- [STATED TASK]:
From the first line of the data below through the line bearing "import pandas as pd", reproduce each line exactly; do not include pictures.

[start]

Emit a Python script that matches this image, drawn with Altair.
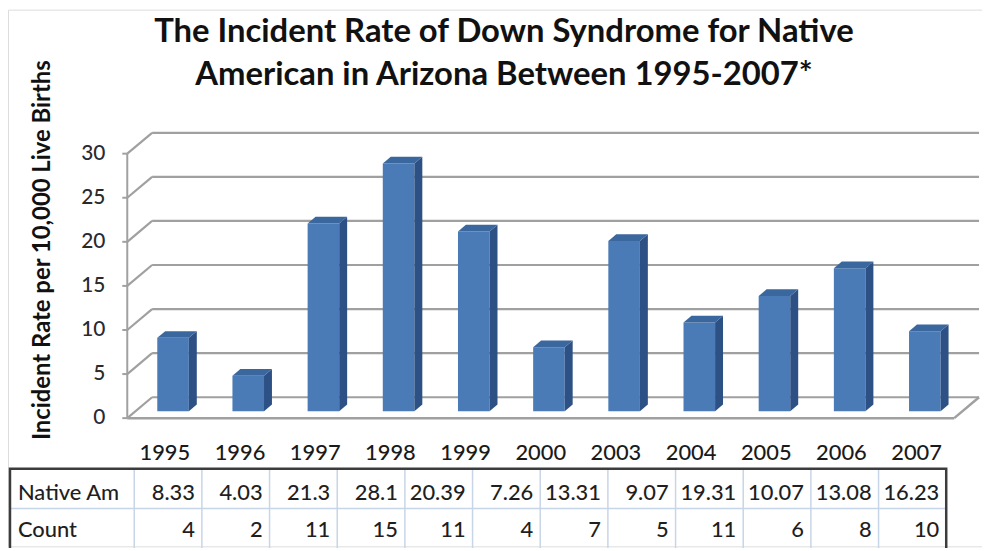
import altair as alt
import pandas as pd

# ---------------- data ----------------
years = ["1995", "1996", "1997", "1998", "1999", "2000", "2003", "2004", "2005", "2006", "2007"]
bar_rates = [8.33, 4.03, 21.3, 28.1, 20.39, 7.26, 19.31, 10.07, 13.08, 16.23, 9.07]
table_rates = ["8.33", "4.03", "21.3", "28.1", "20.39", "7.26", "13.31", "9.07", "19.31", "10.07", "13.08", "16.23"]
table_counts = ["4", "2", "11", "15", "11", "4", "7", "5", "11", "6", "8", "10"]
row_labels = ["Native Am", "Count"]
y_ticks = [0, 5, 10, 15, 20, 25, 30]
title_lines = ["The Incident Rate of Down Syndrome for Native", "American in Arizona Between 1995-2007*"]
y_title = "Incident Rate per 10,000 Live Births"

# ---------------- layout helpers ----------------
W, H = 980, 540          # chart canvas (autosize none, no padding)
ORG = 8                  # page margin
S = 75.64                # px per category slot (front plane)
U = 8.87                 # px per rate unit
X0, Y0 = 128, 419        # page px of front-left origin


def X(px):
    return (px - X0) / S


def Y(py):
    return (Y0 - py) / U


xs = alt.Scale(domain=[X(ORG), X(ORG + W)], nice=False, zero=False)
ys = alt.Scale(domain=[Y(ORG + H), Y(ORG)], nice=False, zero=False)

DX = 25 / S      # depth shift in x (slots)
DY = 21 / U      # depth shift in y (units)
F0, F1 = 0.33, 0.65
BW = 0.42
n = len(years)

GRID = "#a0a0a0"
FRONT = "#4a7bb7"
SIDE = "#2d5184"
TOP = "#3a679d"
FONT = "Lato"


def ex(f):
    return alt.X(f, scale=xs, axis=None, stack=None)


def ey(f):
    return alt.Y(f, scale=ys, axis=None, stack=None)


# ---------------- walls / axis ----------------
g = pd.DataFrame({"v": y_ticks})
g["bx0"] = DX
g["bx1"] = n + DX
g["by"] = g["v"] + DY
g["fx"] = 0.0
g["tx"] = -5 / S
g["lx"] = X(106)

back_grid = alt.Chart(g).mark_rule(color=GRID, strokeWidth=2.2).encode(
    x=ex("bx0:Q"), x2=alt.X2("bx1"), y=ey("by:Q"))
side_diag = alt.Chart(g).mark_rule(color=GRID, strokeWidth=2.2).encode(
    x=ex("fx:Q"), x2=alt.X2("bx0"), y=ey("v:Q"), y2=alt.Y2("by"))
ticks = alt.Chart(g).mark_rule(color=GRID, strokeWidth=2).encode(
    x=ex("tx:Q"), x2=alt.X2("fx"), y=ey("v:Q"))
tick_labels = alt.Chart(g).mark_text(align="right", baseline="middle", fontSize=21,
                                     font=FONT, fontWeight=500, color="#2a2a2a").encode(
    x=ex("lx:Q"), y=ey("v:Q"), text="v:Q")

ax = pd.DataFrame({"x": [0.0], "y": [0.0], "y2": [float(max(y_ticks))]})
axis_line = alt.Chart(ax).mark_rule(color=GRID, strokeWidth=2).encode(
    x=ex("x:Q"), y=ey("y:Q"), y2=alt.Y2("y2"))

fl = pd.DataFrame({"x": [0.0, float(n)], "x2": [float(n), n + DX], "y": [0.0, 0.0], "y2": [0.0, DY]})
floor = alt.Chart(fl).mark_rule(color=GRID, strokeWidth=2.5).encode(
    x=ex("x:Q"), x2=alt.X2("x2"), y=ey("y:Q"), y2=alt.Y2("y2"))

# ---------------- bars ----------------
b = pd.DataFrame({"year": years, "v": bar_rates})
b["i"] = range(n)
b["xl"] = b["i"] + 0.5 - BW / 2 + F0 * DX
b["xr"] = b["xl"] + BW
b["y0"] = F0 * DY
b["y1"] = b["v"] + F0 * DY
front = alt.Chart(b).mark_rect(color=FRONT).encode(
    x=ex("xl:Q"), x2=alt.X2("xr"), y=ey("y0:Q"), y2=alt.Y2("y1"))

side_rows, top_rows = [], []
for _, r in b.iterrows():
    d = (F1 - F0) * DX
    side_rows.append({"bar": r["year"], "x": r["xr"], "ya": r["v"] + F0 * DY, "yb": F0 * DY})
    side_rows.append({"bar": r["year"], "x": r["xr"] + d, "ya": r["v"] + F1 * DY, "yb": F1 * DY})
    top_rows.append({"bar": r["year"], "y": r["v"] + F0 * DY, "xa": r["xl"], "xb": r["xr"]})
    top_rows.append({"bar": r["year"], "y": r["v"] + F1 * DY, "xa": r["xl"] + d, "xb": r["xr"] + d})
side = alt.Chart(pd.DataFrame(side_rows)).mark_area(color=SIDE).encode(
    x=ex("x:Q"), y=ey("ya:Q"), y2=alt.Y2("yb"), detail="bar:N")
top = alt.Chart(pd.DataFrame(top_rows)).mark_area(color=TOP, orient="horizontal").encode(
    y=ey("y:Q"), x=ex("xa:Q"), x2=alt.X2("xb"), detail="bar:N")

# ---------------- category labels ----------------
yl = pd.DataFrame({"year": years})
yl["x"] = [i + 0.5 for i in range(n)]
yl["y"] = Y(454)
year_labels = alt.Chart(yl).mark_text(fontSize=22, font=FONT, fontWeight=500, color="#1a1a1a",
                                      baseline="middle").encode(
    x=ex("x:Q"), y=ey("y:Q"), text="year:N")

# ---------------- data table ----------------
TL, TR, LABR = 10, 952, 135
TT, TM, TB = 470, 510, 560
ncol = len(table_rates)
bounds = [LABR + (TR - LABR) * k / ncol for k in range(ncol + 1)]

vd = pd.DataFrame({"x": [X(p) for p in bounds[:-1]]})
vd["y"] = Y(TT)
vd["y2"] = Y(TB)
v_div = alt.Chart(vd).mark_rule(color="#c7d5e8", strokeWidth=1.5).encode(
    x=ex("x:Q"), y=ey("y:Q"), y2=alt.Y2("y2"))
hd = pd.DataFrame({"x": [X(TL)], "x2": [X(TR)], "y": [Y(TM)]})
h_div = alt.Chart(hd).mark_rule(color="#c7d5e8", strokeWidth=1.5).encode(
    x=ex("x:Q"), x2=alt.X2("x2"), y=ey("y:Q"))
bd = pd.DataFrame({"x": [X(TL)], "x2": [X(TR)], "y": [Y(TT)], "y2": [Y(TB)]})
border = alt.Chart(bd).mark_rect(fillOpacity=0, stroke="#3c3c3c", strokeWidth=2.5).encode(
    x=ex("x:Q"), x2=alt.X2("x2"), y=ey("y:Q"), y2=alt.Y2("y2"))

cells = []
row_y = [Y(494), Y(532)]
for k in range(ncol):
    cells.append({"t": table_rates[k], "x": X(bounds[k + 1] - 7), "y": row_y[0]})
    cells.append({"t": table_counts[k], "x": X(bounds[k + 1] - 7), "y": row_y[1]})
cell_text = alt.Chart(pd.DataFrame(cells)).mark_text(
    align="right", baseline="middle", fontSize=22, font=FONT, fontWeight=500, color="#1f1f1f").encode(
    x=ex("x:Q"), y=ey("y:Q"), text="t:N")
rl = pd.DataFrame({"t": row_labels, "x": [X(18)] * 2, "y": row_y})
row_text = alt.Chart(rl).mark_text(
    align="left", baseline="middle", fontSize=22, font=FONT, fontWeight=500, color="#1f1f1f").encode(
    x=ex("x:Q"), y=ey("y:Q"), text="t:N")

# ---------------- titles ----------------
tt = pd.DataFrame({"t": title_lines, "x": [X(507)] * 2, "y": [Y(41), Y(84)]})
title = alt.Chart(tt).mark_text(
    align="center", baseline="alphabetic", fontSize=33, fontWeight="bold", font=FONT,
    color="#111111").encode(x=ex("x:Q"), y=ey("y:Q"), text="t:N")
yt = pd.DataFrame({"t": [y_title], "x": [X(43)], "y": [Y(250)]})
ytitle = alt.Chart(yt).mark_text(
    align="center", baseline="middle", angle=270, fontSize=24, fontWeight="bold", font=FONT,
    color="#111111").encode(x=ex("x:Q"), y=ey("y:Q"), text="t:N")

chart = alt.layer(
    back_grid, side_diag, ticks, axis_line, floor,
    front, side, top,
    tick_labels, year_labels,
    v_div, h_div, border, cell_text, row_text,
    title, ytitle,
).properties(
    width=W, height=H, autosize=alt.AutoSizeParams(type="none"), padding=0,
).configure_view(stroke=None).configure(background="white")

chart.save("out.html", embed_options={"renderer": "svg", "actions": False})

[end]

- [WRITTEN ANSWER]:
Emit a Python script that matches this image, drawn with Altair.
import altair as alt
import pandas as pd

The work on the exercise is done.